Haven't used a split bolt in years. I also tape the corks. The clear taps by Illsco are nice but discolor* after time and some models have hard plastic ends that I have seen fall out when pushed on.


*discolour For our English friends


----------



## Speedy Petey (Jan 10, 2007)

Yeah, I tape them also.


----------



## MDShunk (Jan 7, 2007)

I'm actually finding less and less uses for either the split bolt or the preinsulated bug. For gutter work, lately I'm stuck on using distribution blocks. For ordinary splices and single taps from #6 and larger, I'm hooked on H-Taps.


----------



## brian john (Mar 11, 2007)

PDB's are great if the durn supply houses would just stock them.


----------



## MDShunk (Jan 7, 2007)

brian john said:


> PDB's are great if the durn supply houses would just stock them.


I think I'm spoiled in that regard. My preferred supply house (Tristate Electric/Hagemeyer North America) has a regional distribution warehouse that's right in my town. If it's not in stock at the store, they just have my ticket print at the warehouse, I drive 10 minutes, and pick it up at the warehouse's will-call desk. Very seldom do I ever have to wait even till the next day on anything. The store manager can even get into the distribution warehouse after hours if there's an emergency.


----------



## itsunclebill (Jan 16, 2007)

I like the Polaris connectors, but I find various crimp devices and snap on covers to be about a fourth to a third the price.
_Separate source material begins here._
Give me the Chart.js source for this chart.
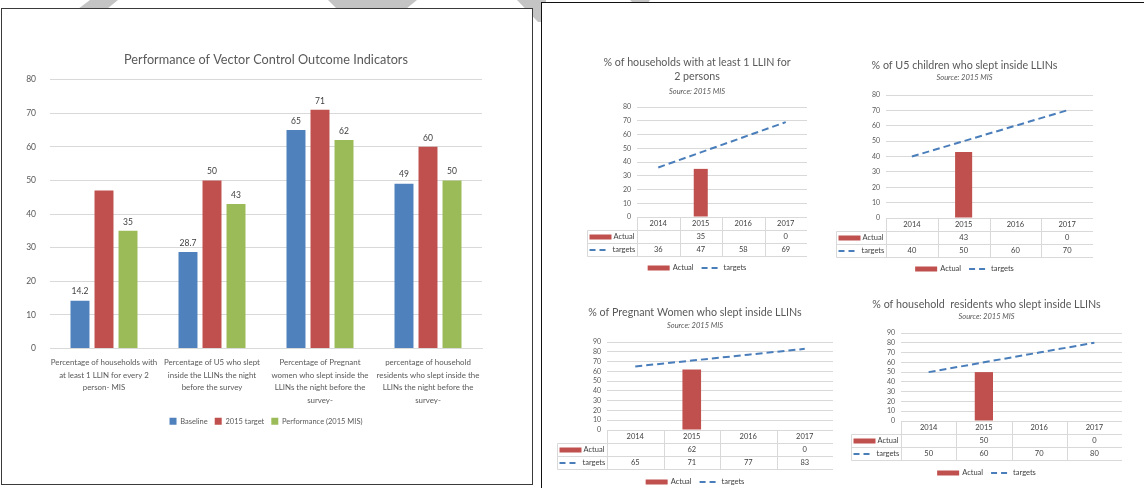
<!DOCTYPE html>
<html>
<head>
<meta charset="utf-8">
<script src="https://cdn.jsdelivr.net/npm/chart.js@4.4.0/dist/chart.umd.min.js"></script>
<style>
  body { margin: 0; width: 1144px; height: 488px; overflow: hidden; position: relative; background: #fff; font-family: Lato, sans-serif; }
  #marks { position: absolute; left: 0; top: 0; }
  .panel { position: absolute; background: #fff; }
  #leftPanel { left: 1px; top: 8px; width: 530px; height: 475px; border: 1.5px solid #3a3a3a; }
  #rightPanel { left: 541px; top: 2px; width: 620px; height: 500px; border: 1px solid #111; }
  canvas { position: absolute; }
</style>
</head>
<body>
<svg id="marks" width="1144" height="30">
  <polygon points="90,0 118,0 107,9 78,9" fill="#c4c4c4"/>
  <polygon points="328,0 417,0 406,9 337,9" fill="#c4c4c4"/>
  <polygon points="517,0 546,0 546,22 538,22" fill="#c4c4c4"/>
  <polygon points="630,0 650,0 648,3 633,3" fill="#c4c4c4"/>
</svg>
<div class="panel" id="leftPanel"></div>
<div class="panel" id="rightPanel"></div>

<canvas id="mainChart" width="530" height="476" style="left:2px;top:9px"></canvas>
<canvas id="hhChart" width="220" height="224" style="left:587px;top:52px"></canvas>
<canvas id="u5Chart" width="257" height="222" style="left:836px;top:55px"></canvas>
<canvas id="pwChart" width="276" height="188" style="left:557px;top:302px"></canvas>
<canvas id="resChart" width="271" height="187" style="left:851px;top:294px"></canvas>

<script>
// Main chart data
const indicators = [
  ["Percentage of households with", "at least 1 LLIN for every 2", "person- MIS"],
  ["Percentage of U5 who slept", "inside the LLINs the night", "before the survey"],
  ["Percentage of Pregnant", "women who slept inside the", "LLINs the night before the", "survey-"],
  ["percentage of household", "residents who slept inside the", "LLINs the night before the", "survey-"]
];
const baseline = [14.2, 28.7, 65, 49];
const target2015 = [47, 50, 71, 60];
const performance = [35, 43, 62, 50];
// value labels that the original leaves out: [dataset, index]
const hiddenValueLabels = [[1, 0]];

// Small charts data
const years = ["2014", "2015", "2016", "2017"];
const hhActual = [null, 35, null, 0];
const hhTargets = [36, 47, 58, 69];
const u5Actual = [null, 43, null, 0];
const u5Targets = [40, 50, 60, 70];
const pwActual = [null, 62, null, 0];
const pwTargets = [65, 71, 77, 83];
const resActual = [null, 50, null, 0];
const resTargets = [50, 60, 70, 80];

const sourceNote = "Source: 2015 MIS";

const BLUE = "#4f81bd", RED = "#c0504d", GREEN = "#9bbb59", LINE_BLUE = "#4a7ebb";
const TEXT = "#595959", GRID = "#d9d9d9";

Chart.defaults.font.family = "Lato, sans-serif";
Chart.defaults.color = TEXT;

// Value labels above bars
const valueLabels = {
  id: "valueLabels",
  afterDatasetsDraw(chart) {
    const ctx = chart.ctx;
    ctx.save();
    ctx.font = "8.5px Lato, sans-serif";
    ctx.fillStyle = "#404040";
    ctx.textAlign = "center";
    ctx.textBaseline = "middle";
    chart.data.datasets.forEach((ds, di) => {
      chart.getDatasetMeta(di).data.forEach((bar, i) => {
        if (hiddenValueLabels.some(h => h[0] === di && h[1] === i)) return;
        ctx.fillText(String(ds.data[i]), bar.x, bar.y - 9);
      });
    });
    ctx.restore();
  }
};

new Chart(document.getElementById("mainChart"), {
  type: "bar",
  data: {
    labels: indicators,
    datasets: [
      { label: "Baseline", data: baseline, backgroundColor: BLUE },
      { label: "2015 target", data: target2015, backgroundColor: RED },
      { label: "Performance (2015 MIS)", data: performance, backgroundColor: GREEN }
    ]
  },
  options: {
    responsive: false,
    animation: false,
    layout: { padding: { left: 8, right: 50, top: 0, bottom: 50 } },
    datasets: { bar: { categoryPercentage: 0.667, barPercentage: 0.79 } },
    scales: {
      x: {
        grid: { display: false, drawTicks: false },
        border: { color: GRID },
        ticks: { color: TEXT, font: { size: 7.9, lineHeight: "12.5px" }, padding: 7.75, maxRotation: 0, autoSkip: false },
        afterFit(s) { s.height = 62; }
      },
      y: {
        min: 0, max: 80,
        ticks: { stepSize: 10, color: TEXT, font: { size: 8.5 }, padding: 14 },
        grid: { color: GRID, drawTicks: false },
        border: { display: false },
        afterFit(s) { s.width = 40; }
      }
    },
    plugins: {
      title: {
        display: true, fullSize: false,
        text: "Performance of Vector Control Outcome Indicators",
        color: TEXT, font: { size: 12.7, weight: "normal" },
        padding: { top: 43.5, bottom: 11.8 }
      },
      legend: {
        position: "bottom", fullSize: false,
        labels: { boxWidth: 7, boxHeight: 7, color: TEXT, font: { size: 7.5 }, padding: 7 }
      },
      tooltip: { enabled: false }
    }
  },
  plugins: [valueLabels]
});

// Data table + legend under the small charts
const dataTable = {
  id: "dataTable",
  afterDraw(chart, args, opts) {
    const { ctx, chartArea: a, scales: { x } } = chart;
    const rowH = 13, keyW = 50;
    const n = chart.data.labels.length;
    const colW = (a.right - a.left) / n;
    const top = Math.round(a.bottom) + 0.5;
    const left = Math.round(a.left - keyW) + 0.5;
    const right = Math.round(a.right) + 0.5;
    const [barDs, lineDs] = chart.data.datasets;
    ctx.save();
    ctx.strokeStyle = GRID;
    ctx.lineWidth = 1;
    ctx.beginPath();
    ctx.moveTo(Math.round(a.left) + 0.5, top); ctx.lineTo(right, top);
    for (let r = 1; r <= 3; r++) { ctx.moveTo(left, top + r * rowH); ctx.lineTo(right, top + r * rowH); }
    ctx.moveTo(left, top + rowH); ctx.lineTo(left, top + 3 * rowH);
    for (let i = 0; i <= n; i++) {
      const cx = Math.round(a.left + i * colW) + 0.5;
      ctx.moveTo(cx, top); ctx.lineTo(cx, top + 3 * rowH);
    }
    ctx.stroke();

    ctx.font = "7.5px Lato, sans-serif";
    ctx.fillStyle = "#404040";
    ctx.textAlign = "center";
    ctx.textBaseline = "middle";
    chart.data.labels.forEach((lab, i) => {
      const cx = x.getPixelForValue(i);
      ctx.fillText(lab, cx, top + rowH / 2);
      if (barDs.data[i] !== null) ctx.fillText(String(barDs.data[i]), cx, top + rowH * 1.5);
      ctx.fillText(String(lineDs.data[i]), cx, top + rowH * 2.5);
    });

    // series keys in the table
    const drawBarKey = (kx, ky) => { ctx.fillStyle = RED; ctx.fillRect(kx, ky - 2.5, 22, 5); };
    const drawLineKey = (kx, ky, w) => {
      ctx.save();
      ctx.strokeStyle = LINE_BLUE; ctx.lineWidth = 2; ctx.setLineDash([6, 4]);
      ctx.beginPath(); ctx.moveTo(kx, ky); ctx.lineTo(kx + w, ky); ctx.stroke();
      ctx.restore();
    };
    ctx.textAlign = "left";
    drawBarKey(left + 2, top + rowH * 1.5);
    ctx.fillStyle = "#404040";
    ctx.fillText(barDs.label, left + 26, top + rowH * 1.5);
    drawLineKey(left + 2, top + rowH * 2.5, 20);
    ctx.fillStyle = "#404040";
    ctx.fillText(lineDs.label, left + 25, top + rowH * 2.5);

    // legend below the table
    const ly = a.bottom + opts.legendOffset;
    const w1 = ctx.measureText(barDs.label).width, w2 = ctx.measureText(lineDs.label).width;
    const total = 22 + 3 + w1 + 8 + 19 + 3 + w2;
    let lx = chart.width / 2 - total / 2;
    drawBarKey(lx, ly);
    ctx.fillStyle = "#404040";
    ctx.fillText(barDs.label, lx + 25, ly);
    lx += 25 + w1 + 8;
    drawLineKey(lx, ly, 19);
    ctx.fillStyle = "#404040";
    ctx.fillText(lineDs.label, lx + 22, ly);
    ctx.restore();
  }
};

function miniChart(id, titleText, actual, targets, yMax, lay) {
  return new Chart(document.getElementById(id), {
    data: {
      labels: years,
      datasets: [
        { type: "bar", label: "Actual", data: actual, backgroundColor: RED, barPercentage: 0.33, categoryPercentage: 1, order: 2 },
        { type: "line", label: "targets", data: targets, borderColor: LINE_BLUE, borderWidth: 2, borderDash: [7, 4], pointRadius: 0, fill: false, order: 1 }
      ]
    },
    options: {
      responsive: false,
      animation: false,
      layout: { padding: 0 },
      scales: {
        x: {
          grid: { display: false, drawTicks: false },
          border: { display: false },
          ticks: { display: false },
          afterFit(s) { s.height = lay.xH; }
        },
        y: {
          min: 0, max: yMax,
          ticks: { stepSize: 10, autoSkip: false, color: TEXT, font: { size: 7, lineHeight: 1 }, padding: 6 },
          grid: { color: GRID, drawTicks: false },
          border: { display: false },
          afterFit(s) { s.width = 50; }
        }
      },
      plugins: {
        title: {
          display: true, text: titleText, color: TEXT,
          font: { size: 10.7, weight: "normal", lineHeight: "14px" },
          padding: { top: 4, bottom: 0 }
        },
        subtitle: {
          display: true, text: sourceNote, color: TEXT,
          font: { size: 7.5, style: "italic", lineHeight: "10px" },
          padding: { top: lay.subTop, bottom: lay.subBottom }
        },
        legend: { display: false },
        tooltip: { enabled: false },
        dataTable: { legendOffset: lay.legendOffset }
      }
    },
    plugins: [dataTable]
  });
}

miniChart("hhChart", ["% of households with at least 1 LLIN for", "2 persons"], hhActual, hhTargets, 80,
  { xH: 59, subTop: 3, subBottom: 10, legendOffset: 51 });
miniChart("u5Chart", "% of U5 children who slept inside LLINs", u5Actual, u5Targets, 80,
  { xH: 59, subTop: 0, subBottom: 12, legendOffset: 51 });
miniChart("pwChart", "% of Pregnant Women who slept inside LLINs", pwActual, pwTargets, 90,
  { xH: 60, subTop: 1, subBottom: 11, legendOffset: 52 });
miniChart("resChart", "% of household  residents who slept inside LLINs", resActual, resTargets, 90,
  { xH: 60, subTop: 0, subBottom: 11, legendOffset: 52 });
</script>
</body>
</html>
I got tired of losing the good connectors on my temporary overhead connects and went to crimps. I never did like bugs.

I'm getting real discouraged any more about what supply houses do stock and find myself stocking more and more odd (and not so odd sometimes) stuff in the warehouse. A lot of houses seem to have been content to let the big box stores get the best of them on resi stuff, and just lately they've been able to match wire prices on NM-B and THWN-THHN-MTW type. You know there's a problem when a union shop is backed up at a big box store loading up THHN by the pallet. There should have been more pressure to keep the big box retail pricing above the supply house wholesale price on a lot of stuff - but that's another rant.


----------



## MDShunk (Jan 7, 2007)

itsunclebill said:


> You know there's a problem when a union shop is backed up at a big box store loading up THHN by the pallet.


They've actually published a document through their "Electri-21" front called "Procurement Strategies for Increased Profitability" that lists this as one method.


----------



## MDShunk (Jan 7, 2007)

itsunclebill said:


> I like the Polaris connectors, but I find various crimp devices and snap on covers to be about a fourth to a third the price.


I think I pay about 85 cents for an H-tap and 4 dollars for the cover. The Insulilnks are about 2 dollars, and require no cover. I like the Polaris bugs very much when space is tight, or when I'm doing something hot in tight quarters.


----------



## macmikeman (Jan 23, 2007)

MDShunk said:


> I think I pay about 85 cents for an H-tap and 4 dollars for the cover. The Insulilnks are about 2 dollars, and require no cover. I like the Polaris bugs very much when space is tight, or when I'm doing something hot in tight quarters.


I routinly use Polaris myself, but when working hot I prefer using Insul eaters for that. Live gutter taps come to mind.


----------



## brian john (Mar 11, 2007)

The thing about the centralized supply warehouse is if you live AWAY from the warehouse, you ask the counter help, hey gotta any wirenuts, 12-2 ECT, the counter help answer NO but we can have it here tomorrow.

WHAT NO wirenuts are you NUTS.


----------